A Battery Made of Seaweed

This article reposted from New Scientist magazine / Matthew Sparkes

A battery whose critical components can be harvested from seaweed could one day help replace lithium batteries, which rely on mining rare materials.

A battery that has crucial parts made from seaweed could pave the way to greener energy storage.

Most batteries in smartphones, electric cars and laptops rely on lithium. This metal is in short supply, though, and is often mined by workers in poor conditions and is refined using methods that damage the environment. The shortage of lithium is only likely to worsen as the world shifts away from fossil fuels towards using more renewable electricity stored in batteries.
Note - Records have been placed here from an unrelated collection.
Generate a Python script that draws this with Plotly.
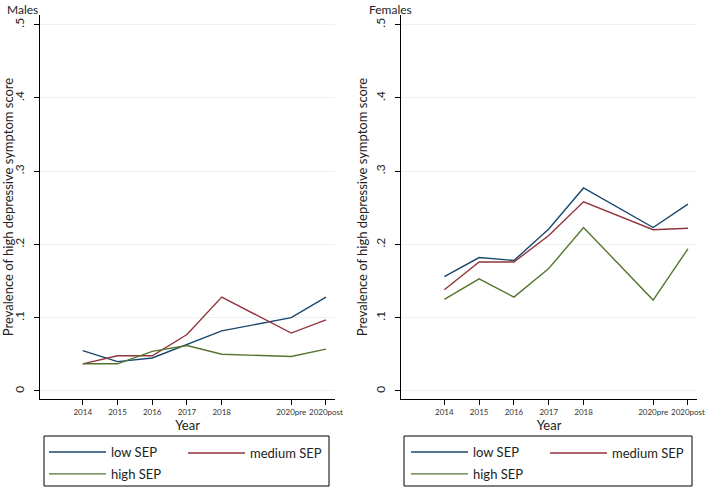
import plotly.graph_objects as go

years = ["2014", "2015", "2016", "2017", "2018", "2020pre", "2020post"]
year_pos = [1, 2, 3, 4, 5, 7, 8]

males_low = [0.055, 0.040, 0.045, 0.063, 0.082, 0.100, 0.128]
males_medium = [0.037, 0.048, 0.048, 0.077, 0.128, 0.079, 0.097]
males_high = [0.037, 0.037, 0.054, 0.062, 0.050, 0.047, 0.057]

females_low = [0.156, 0.182, 0.178, 0.221, 0.277, 0.223, 0.255]
females_medium = [0.138, 0.176, 0.176, 0.212, 0.258, 0.220, 0.222]
females_high = [0.125, 0.153, 0.128, 0.167, 0.223, 0.124, 0.194]

y_ticks = [0, 0.1, 0.2, 0.3, 0.4, 0.5]
y_ticktext = ["0", ".1", ".2", ".3", ".4", ".5"]

series_names = ["low SEP", "medium SEP", "high SEP"]
colors = ["#1a476f", "#90353b", "#55752f"]

FONT = "Lato"
fig = go.Figure()

panels = [
    ("m", "x", "y", [males_low, males_medium, males_high], ["legend", "legend2", "legend"]),
    ("f", "x2", "y2", [females_low, females_medium, females_high], ["legend3", "legend4", "legend3"]),
]
for tag, xa, ya, vals, legs in panels:
    for name, v, c, lg in zip(series_names, vals, colors, legs):
        fig.add_trace(go.Scatter(
            x=year_pos, y=v, mode="lines", name=name,
            line=dict(color=c, width=1.4), xaxis=xa, yaxis=ya,
            legend=lg, legendgroup=tag + name, showlegend=True, hoverinfo="skip"))

W, H = 708, 488
def px(x):
    return x / W
def py(y):
    return 1 - y / H

ydom = [py(399), py(15)]
xaxis_common = dict(
    tickvals=year_pos, ticktext=years, tickangle=0, showline=True, linecolor="#000000", linewidth=1,
    ticks="outside", ticklen=5, tickcolor="#000000", showgrid=False, zeroline=False,
    automargin=False,
    tickfont=dict(family=FONT, size=8, color="#333333"),
    title=dict(text="Year", font=dict(family=FONT, size=13, color="#222222"), standoff=2),
)
yaxis_common = dict(
    range=[-0.011, 0.513], tickvals=y_ticks, ticktext=y_ticktext, tickangle=-90,
    showline=True, linecolor="#000000", linewidth=1, ticks="outside", ticklen=5,
    tickcolor="#000000", showgrid=True, gridcolor="#eaf2f3", gridwidth=1, zeroline=False,
    automargin=False,
    tickfont=dict(family=FONT, size=12, color="#222222"), ticklabelstandoff=5,
    title=dict(text="Prevalence of high depressive symptom score",
               font=dict(family=FONT, size=13, color="#222222"), standoff=2),
)

leg_common = dict(orientation="v", bgcolor="rgba(0,0,0,0)", borderwidth=0,
                  font=dict(family=FONT, size=13, color="#222222"),
                  xanchor="left", yanchor="bottom", itemwidth=57, tracegroupgap=2)

LEG2_Y = py(489)
LEG1_Y = py(468)
fig.update_layout(
    width=W, height=H, margin=dict(l=0, r=0, t=0, b=0, autoexpand=False),
    paper_bgcolor="white", plot_bgcolor="white",
    font=dict(family=FONT, color="#222222"),
    xaxis=dict(domain=[px(40), px(335)], range=[-0.23, 8.26], anchor="y", **xaxis_common),
    yaxis=dict(domain=ydom, anchor="x", **yaxis_common),
    xaxis2=dict(domain=[px(401), px(697)], range=[-0.245, 8.26], anchor="y2", **xaxis_common),
    yaxis2=dict(domain=ydom, anchor="x2", **yaxis_common),
    legend=dict(x=px(44), y=LEG2_Y, **leg_common),
    legend2=dict(x=px(183), y=LEG1_Y, **leg_common),
    legend3=dict(x=px(406), y=LEG2_Y, **leg_common),
    legend4=dict(x=px(545), y=LEG1_Y, **leg_common),
    shapes=[
        dict(type="rect", xref="paper", yref="paper", x0=px(44), x1=px(329), y0=py(486), y1=py(436),
             line=dict(color="#000000", width=1), fillcolor="rgba(0,0,0,0)"),
        dict(type="rect", xref="paper", yref="paper", x0=px(404), x1=px(692), y0=py(486), y1=py(436),
             line=dict(color="#000000", width=1), fillcolor="rgba(0,0,0,0)"),
    ],
    annotations=[
        dict(text="Males", xref="paper", yref="paper", x=px(5), y=py(0), xanchor="left", yanchor="top",
             showarrow=False, font=dict(family=FONT, size=12, color="#222222")),
        dict(text="Females", xref="paper", yref="paper", x=px(367), y=py(0), xanchor="left", yanchor="top",
             showarrow=False, font=dict(family=FONT, size=12, color="#222222")),
    ],
    showlegend=True,
)

fig.write_html(
    "out.html",
    config={"displayModeBar": False},
    post_script="document.body.style.margin='0';document.body.style.overflow='hidden';",
)
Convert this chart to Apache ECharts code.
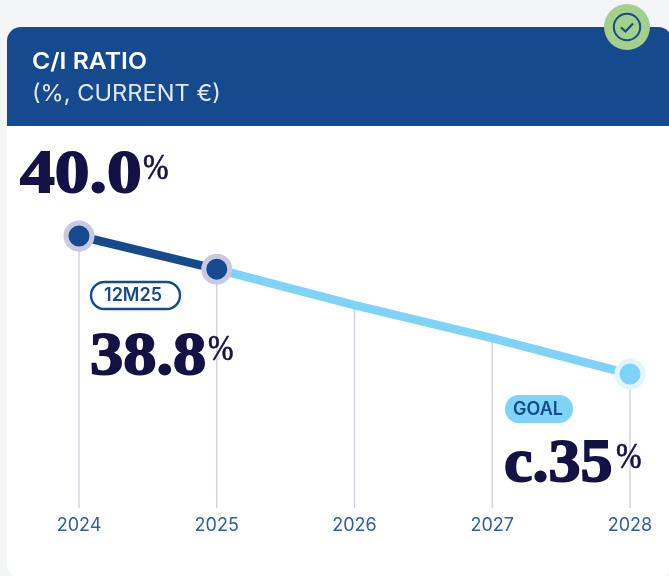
<!DOCTYPE html>
<html>
<head>
<meta charset="utf-8">
<style>html,body{margin:0;padding:0;background:#f4f5f7}#c{width:669px;height:576px}</style>
<script src="https://cdn.jsdelivr.net/npm/echarts@6/dist/echarts.min.js"></script>
</head>
<body>
<div id="c"></div>
<script>
const years = ['2024', '2025', '2026', '2027', '2028'];
const actualValues = [40.0, 38.8, null, null, null];
const targetPath = [null, 38.8, 37.5, 36.3, 35.0];
const dropLines = [40.0, 38.8, 37.5, 36.3, 35.0];
const titleMain = 'C/I RATIO';
const titleSub = '(%, CURRENT €)';
const valueStart = '40.0';
const valueCurrent = '38.8';
const valueGoal = 'c.35';
const pillCurrent = '12M25';
const pillGoal = 'GOAL';

const NAVY = '#154a8e', SKY = '#7dd3f8', INK = '#141145';
const serif = '"Liberation Serif", serif';
const sans = 'Inter, Roboto, sans-serif';
const AXIS_MIN = 30.15;

function big(text, x, y, sx) {
  return { type: 'text', x, y, scaleX: sx, z: 20, style: { text, fill: INK, stroke: INK, lineWidth: 1.8, font: `bold 61px ${serif}`, textAlign: 'left', textVerticalAlign: 'middle' } };
}
function pct(x, y) {
  return { type: 'text', x, y, scaleX: 0.85, z: 20, style: { text: '%', fill: INK, stroke: INK, lineWidth: 0.7, font: `36px ${serif}`, textAlign: 'left', textVerticalAlign: 'middle' } };
}

const chart = echarts.init(document.getElementById('c'), null, { renderer: 'canvas' });
chart.setOption({
  animation: false,
  backgroundColor: '#f4f5f7',
  grid: { left: 79, right: 39, top: 236, height: 272, containLabel: false },
  xAxis: {
    type: 'category', data: years, boundaryGap: false,
    axisLine: { show: false }, axisTick: { show: false }, splitLine: { show: false },
    axisLabel: { color: '#2f5fa3', fontSize: 18, fontFamily: sans, margin: 9, interval: 0, hideOverlap: false }
  },
  yAxis: { type: 'value', min: AXIS_MIN, max: 40, show: false, splitLine: { show: false } },
  series: [
    {
      type: 'custom', z: 2, silent: true, clip: false,
      data: dropLines.map((v, i) => [i, v]),
      encode: { x: 0, y: 1 },
      renderItem(params, api) {
        const top = api.coord([api.value(0), api.value(1)]);
        const bottom = api.coord([api.value(0), AXIS_MIN]);
        return { type: 'line', shape: { x1: top[0], y1: top[1], x2: bottom[0], y2: bottom[1] }, style: { stroke: '#cdd3dd', lineWidth: 1.4 } };
      }
    },
    {
      type: 'line', z: 3, clip: false, silent: true,
      data: targetPath.map((v, i) => i === targetPath.length - 1 ? {
        value: v, symbol: 'circle', symbolSize: 26,
        itemStyle: { color: SKY, borderColor: '#e2f5fd', borderWidth: 5 }
      } : { value: v, symbol: 'none' }),
      lineStyle: { color: SKY, width: 8.5 }, showSymbol: true, showAllSymbol: true
    },
    {
      type: 'line', z: 4, clip: false, silent: true, data: actualValues,
      symbol: 'circle', symbolSize: 26, showAllSymbol: true,
      lineStyle: { color: NAVY, width: 8.5 },
      itemStyle: { color: NAVY, borderColor: '#c9c9e0', borderWidth: 5 }
    }
  ],
  graphic: [
    { type: 'rect', z: -2, shape: { x: 7, y: 27, width: 665, height: 551, r: 14 }, style: { fill: '#ffffff' } },
    { type: 'rect', z: -1, shape: { x: 7, y: 27, width: 665, height: 99, r: [14, 14, 0, 0] }, style: { fill: NAVY } },
    { type: 'text', x: 32, y: 62, scaleX: 1.1, z: 10, style: { text: titleMain, fill: '#ffffff', font: `600 22.5px ${sans}`, textVerticalAlign: 'middle' } },
    { type: 'text', x: 32, y: 94, scaleX: 1.05, z: 10, style: { text: titleSub, fill: '#e3e9f3', font: `400 22.5px ${sans}`, textVerticalAlign: 'middle' } },
    { type: 'circle', z: 10, shape: { cx: 627, cy: 27, r: 23 }, style: { fill: '#a3d08a' } },
    { type: 'circle', z: 11, shape: { cx: 627, cy: 27, r: 13.2 }, style: { fill: 'none', stroke: NAVY, lineWidth: 2 } },
    { type: 'polyline', z: 11, shape: { points: [[621, 27.5], [625.5, 31.5], [633, 23.5]] }, style: { fill: 'none', stroke: NAVY, lineWidth: 2.2 } },
    big(valueStart, 20, 176, 1.14),
    pct(143, 170),
    { type: 'rect', z: 15, shape: { x: 91, y: 282, width: 89, height: 27, r: 13.5 }, style: { fill: '#fff', stroke: NAVY, lineWidth: 2.4 } },
    { type: 'text', x: 133, y: 296, z: 16, style: { text: pillCurrent, fill: NAVY, font: `600 18px ${sans}`, textAlign: 'center', textVerticalAlign: 'middle' } },
    big(valueCurrent, 90, 358, 1.09),
    pct(208, 351),
    { type: 'rect', z: 15, shape: { x: 505, y: 395, width: 68, height: 28, r: 14 }, style: { fill: SKY } },
    { type: 'text', x: 538, y: 410, z: 16, style: { text: pillGoal, fill: NAVY, font: `600 18px ${sans}`, textAlign: 'center', textVerticalAlign: 'middle' } },
    big(valueGoal, 504, 465, 1.05),
    pct(616, 459)
  ]
});
</script>
</body>
</html>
Steve Eichhorn at the University of Bristol, UK, says finding a replacement battery technology is essential, but that there are still problems to overcome for one of the big contenders: sodium-metal batteries. In these, sodium is used instead of lithium.

To make the separator, the researchers spun a plastic called polyetherimide into fibres and impregnated these with cellulose nanocrystals about 10 nanometres in diameter and 200 nanometres long that they had extracted from the seaweed. They ejected this composite material through a fine syringe by applying a charge of up to 30 kilovolts in a process called electrospinning. The resulting fine threads can form battery separators that are strong enough to resist puncturing and allow long-lasting batteries.

“Normally, seaweed doesn’t have a particularly high cellulose content, but this one does, this cultivar. So we extracted it from that,” says Eichhorn. “You can extract these nanocrystals from anything: wood, miscanthus, flax. But the seaweed ones are interesting because they actually are quite long, and that’s critical for reinforcement.”

The use of seaweed-derived crystals has another benefit in that, in experiments, it allowed for greater storage capacity and efficiency than previous materials, increasing the lifetime of the battery. The team found that the design continued to work well even after 1000 charging cycles.